Monday, 23 May 2011 10:59

A Realistic Forensic Valuation of LinkedIn - There Ain't No Surprises Here...

Technology Bubbliciousness Is Back With A Vengeance!

LinkedIn (LNKD) went public with an absolutely unrealistic valuation that illustrates the dangers of ZIRP policy that has carried on for too long. The marketing machinations of investment banks combined with a total lack of respect for risk and the cost of capital has allowed such to happen – and we all know how this is going to end!
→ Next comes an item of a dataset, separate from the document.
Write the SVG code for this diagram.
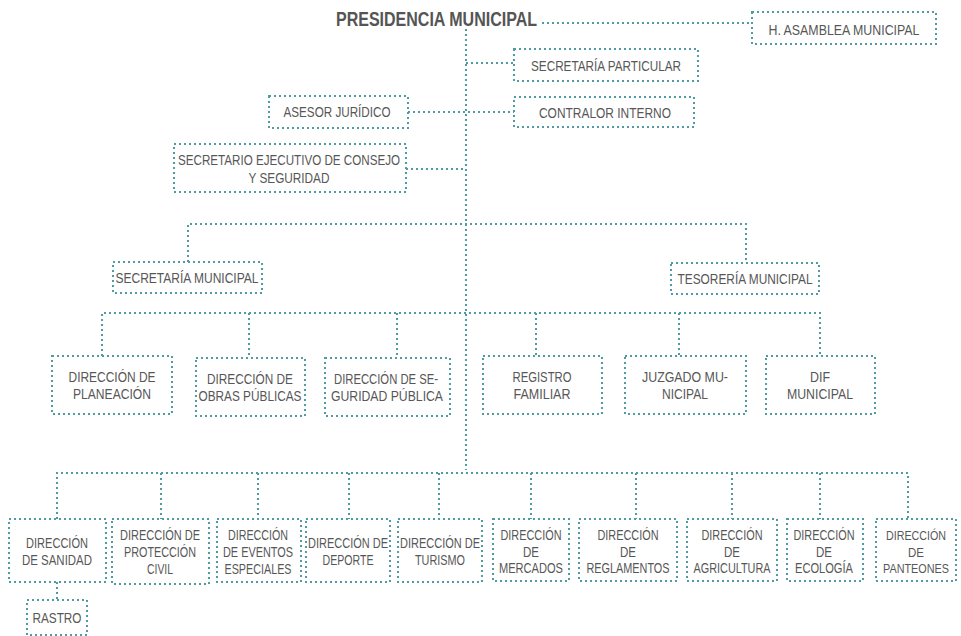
<svg xmlns="http://www.w3.org/2000/svg" width="961" height="636" viewBox="0 0 961 636">
<style>
.b{fill:#fff;stroke:#4f9aa3;stroke-width:2;stroke-dasharray:2 3}
.c{fill:none;stroke:#4f9aa3;stroke-width:2;stroke-dasharray:2 3}
text{font-family:"Liberation Sans",Arial,sans-serif;font-size:14px;fill:#575757;text-anchor:middle}
.t{font-weight:bold;font-size:21px;fill:#555;text-anchor:start}
.s{font-size:13.5px}
.s2{font-size:12.5px}
</style>
<rect width="961" height="636" fill="#fff"/>
<g id="connectors">
<path class="c" d="M542 23H752"/>
<path class="c" d="M466 29V470"/>
<path class="c" d="M466 63H514"/>
<path class="c" d="M408 112H514"/>
<path class="c" d="M406 169H466"/>
<path class="c" d="M188 262V224H746V263"/>
<path class="c" d="M102 356V313H820V356"/>
<path class="c" d="M249 313V358M397 313V358M536 313V356M679 313V356"/>
<path class="c" d="M57 519V473H908V519"/>
<path class="c" d="M161 473V519M258 473V519M349 473V519M439 473V519M531 473V519M636 473V519M732 473V519M820 473V519"/>
<path class="c" d="M57 582V600"/>
</g>
<g id="presidencia"><text class="t" x="336" y="26" textLength="201" lengthAdjust="spacingAndGlyphs">PRESIDENCIA MUNICIPAL</text></g>
<g id="asamblea"><rect class="b" x="752" y="12" width="184" height="32"/><text x="844" y="35" textLength="151" lengthAdjust="spacingAndGlyphs">H. ASAMBLEA MUNICIPAL</text></g>
<g id="sec-particular"><rect class="b" x="514" y="49" width="184" height="32"/><text x="606" y="71" textLength="150" lengthAdjust="spacingAndGlyphs">SECRETARÍA PARTICULAR</text></g>
<g id="contralor"><rect class="b" x="514" y="97" width="180" height="30"/><text x="605" y="118" textLength="132" lengthAdjust="spacingAndGlyphs">CONTRALOR INTERNO</text></g>
<g id="asesor"><rect class="b" x="269" y="96" width="139" height="32"/><text x="337" y="117" textLength="107" lengthAdjust="spacingAndGlyphs">ASESOR JURÍDICO</text></g>
<g id="sec-ejecutivo"><rect class="b" x="174" y="144" width="232" height="48"/><text x="289" y="165" textLength="222" lengthAdjust="spacingAndGlyphs">SECRETARIO EJECUTIVO DE CONSEJO</text><text x="289" y="183" textLength="81" lengthAdjust="spacingAndGlyphs">Y SEGURIDAD</text></g>
<g id="sec-municipal"><rect class="b" x="113" y="262" width="149" height="31"/><text x="187" y="283" textLength="143" lengthAdjust="spacingAndGlyphs">SECRETARÍA MUNICIPAL</text></g>
<g id="tesoreria"><rect class="b" x="671" y="263" width="148" height="31"/><text x="745" y="284" textLength="135" lengthAdjust="spacingAndGlyphs">TESORERÍA MUNICIPAL</text></g>
<g id="planeacion"><rect class="b" x="52" y="356" width="120" height="58"/><text x="112" y="382" textLength="87" lengthAdjust="spacingAndGlyphs">DIRECCIÓN DE</text><text x="112" y="399" textLength="78" lengthAdjust="spacingAndGlyphs">PLANEACIÓN</text></g>
<g id="obras"><rect class="b" x="196" y="358" width="109" height="58"/><text x="250" y="384" textLength="86" lengthAdjust="spacingAndGlyphs">DIRECCIÓN DE</text><text x="250" y="401" textLength="103" lengthAdjust="spacingAndGlyphs">OBRAS PÚBLICAS</text></g>
<g id="seguridad"><rect class="b" x="325" y="358" width="125" height="58"/><text x="386" y="384" textLength="104" lengthAdjust="spacingAndGlyphs">DIRECCIÓN DE SE-</text><text x="387" y="401" textLength="112" lengthAdjust="spacingAndGlyphs">GURIDAD PÚBLICA</text></g>
<g id="registro"><rect class="b" x="483" y="356" width="119" height="58"/><text x="542" y="382" textLength="59" lengthAdjust="spacingAndGlyphs">REGISTRO</text><text x="542" y="399" textLength="57" lengthAdjust="spacingAndGlyphs">FAMILIAR</text></g>
<g id="juzgado"><rect class="b" x="625" y="356" width="121" height="58"/><text x="685" y="382" textLength="86" lengthAdjust="spacingAndGlyphs">JUZGADO MU-</text><text x="685" y="399" textLength="46" lengthAdjust="spacingAndGlyphs">NICIPAL</text></g>
<g id="dif"><rect class="b" x="766" y="356" width="109" height="58"/><text x="820" y="382" textLength="20" lengthAdjust="spacingAndGlyphs">DIF</text><text x="820" y="399" textLength="66" lengthAdjust="spacingAndGlyphs">MUNICIPAL</text></g>
<g id="sanidad"><rect class="b" x="9" y="519" width="97" height="63"/><text x="57" y="548" textLength="62" lengthAdjust="spacingAndGlyphs">DIRECCIÓN</text><text x="57" y="565" textLength="70" lengthAdjust="spacingAndGlyphs">DE SANIDAD</text></g>
<g id="proteccion"><rect class="b" x="112" y="519" width="97" height="65"/><text x="160" y="540" textLength="80" lengthAdjust="spacingAndGlyphs">DIRECCIÓN DE</text><text x="160" y="557" textLength="72" lengthAdjust="spacingAndGlyphs">PROTECCIÓN</text><text x="160" y="574" textLength="26" lengthAdjust="spacingAndGlyphs">CIVIL</text></g>
<g id="eventos"><rect class="b" x="217" y="519" width="84" height="63"/><text x="258" y="540" textLength="60" lengthAdjust="spacingAndGlyphs">DIRECCIÓN</text><text x="258" y="557" textLength="70" lengthAdjust="spacingAndGlyphs">DE EVENTOS</text><text x="258" y="574" textLength="67" lengthAdjust="spacingAndGlyphs">ESPECIALES</text></g>
<g id="deporte"><rect class="b" x="306" y="519" width="84" height="63"/><text x="348" y="548" textLength="80" lengthAdjust="spacingAndGlyphs">DIRECCIÓN DE</text><text x="348" y="565" textLength="51" lengthAdjust="spacingAndGlyphs">DEPORTE</text></g>
<g id="turismo"><rect class="b" x="398" y="519" width="84" height="63"/><text x="440" y="548" textLength="80" lengthAdjust="spacingAndGlyphs">DIRECCIÓN DE</text><text x="440" y="565" textLength="50" lengthAdjust="spacingAndGlyphs">TURISMO</text></g>
<g id="mercados"><rect class="b" x="493" y="519" width="76" height="62"/><text x="531" y="540" textLength="61" lengthAdjust="spacingAndGlyphs">DIRECCIÓN</text><text x="531" y="557" textLength="16" lengthAdjust="spacingAndGlyphs">DE</text><text x="531" y="573" textLength="64" lengthAdjust="spacingAndGlyphs">MERCADOS</text></g>
<g id="reglamentos"><rect class="b" x="579" y="519" width="98" height="62"/><text x="628" y="540" textLength="61" lengthAdjust="spacingAndGlyphs">DIRECCIÓN</text><text x="628" y="557" textLength="16" lengthAdjust="spacingAndGlyphs">DE</text><text x="628" y="573" textLength="83" lengthAdjust="spacingAndGlyphs">REGLAMENTOS</text></g>
<g id="agricultura"><rect class="b" x="687" y="519" width="90" height="62"/><text x="732" y="540" textLength="61" lengthAdjust="spacingAndGlyphs">DIRECCIÓN</text><text x="732" y="557" textLength="16" lengthAdjust="spacingAndGlyphs">DE</text><text x="732" y="573" textLength="77" lengthAdjust="spacingAndGlyphs">AGRICULTURA</text></g>
<g id="ecologia"><rect class="b" x="787" y="519" width="76" height="62"/><text x="824" y="540" textLength="61" lengthAdjust="spacingAndGlyphs">DIRECCIÓN</text><text x="824" y="557" textLength="16" lengthAdjust="spacingAndGlyphs">DE</text><text x="824" y="573" textLength="58" lengthAdjust="spacingAndGlyphs">ECOLOGÍA</text></g>
<g id="panteones"><rect class="b" x="876" y="519" width="80" height="62"/><text class="s" x="916" y="540" textLength="60" lengthAdjust="spacingAndGlyphs">DIRECCIÓN</text><text class="s" x="916" y="557" textLength="16" lengthAdjust="spacingAndGlyphs">DE</text><text class="s2" x="916" y="573" textLength="66" lengthAdjust="spacingAndGlyphs">PANTEONES</text></g>
<g id="rastro"><rect class="b" x="27" y="600" width="60" height="35"/><text x="57" y="623" textLength="49" lengthAdjust="spacingAndGlyphs">RASTRO</text></g>
</svg>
In 2010 LinkedIn generated $15m of PAT (profit after taxes) as quoted by the popular financial media. But that’s PAT. What the media and pop media readers are forgetting is what’s available to common share holders, you know the guys holding that stuff trading on the exchanges. LinkedIn has total redeemable convertible preferred stock of 10.8m (4m Series C and 6.8m series D, Convertible preferred stock of 38m (17.2m series A and 17.5m Series B). After accounting $11m for undistributed earnings allocated to preferred stockholders the PAT attributable to common share holders was $3.4m. For those perpetual pessimists who are not well versed in calculating 5 digit PEs… The math already denotes LinkedIn trading at a PE of… well... I’m actually damn near embarrassed to print this… 29,000x.

LinkedIn was expensive going into the IPO. Coming out on the other side it simply got ridiculous.


Relevant operating metrics are trending up, but as you may have guessed… They are trending at a diminished pace. Growth is slowing, not quickening – which is what you will need to justify anything near this atmospheric price.


Subscribers can download valuation scenarios ran for LinkedIn using the most optimistic parameters even remotely possible - File Icon LinkedIn IPO valuation & comments. Included are the IPO details. We have factored in triple digit annual growth for the next few years with a cap on expenses; used a 500% social networking premium for relative valuation (although Monster Worldwide has a social component for a whole lot less), and the resultant valuations still came out showing a bubbled price simply dying to be burst. Professional and institutional subscribers may access the full model via online spreadsheet here.

Caution should be exercised in shorting this stock in that ~10% of common was floated and it is in high demand. A short squeeze may be imminent.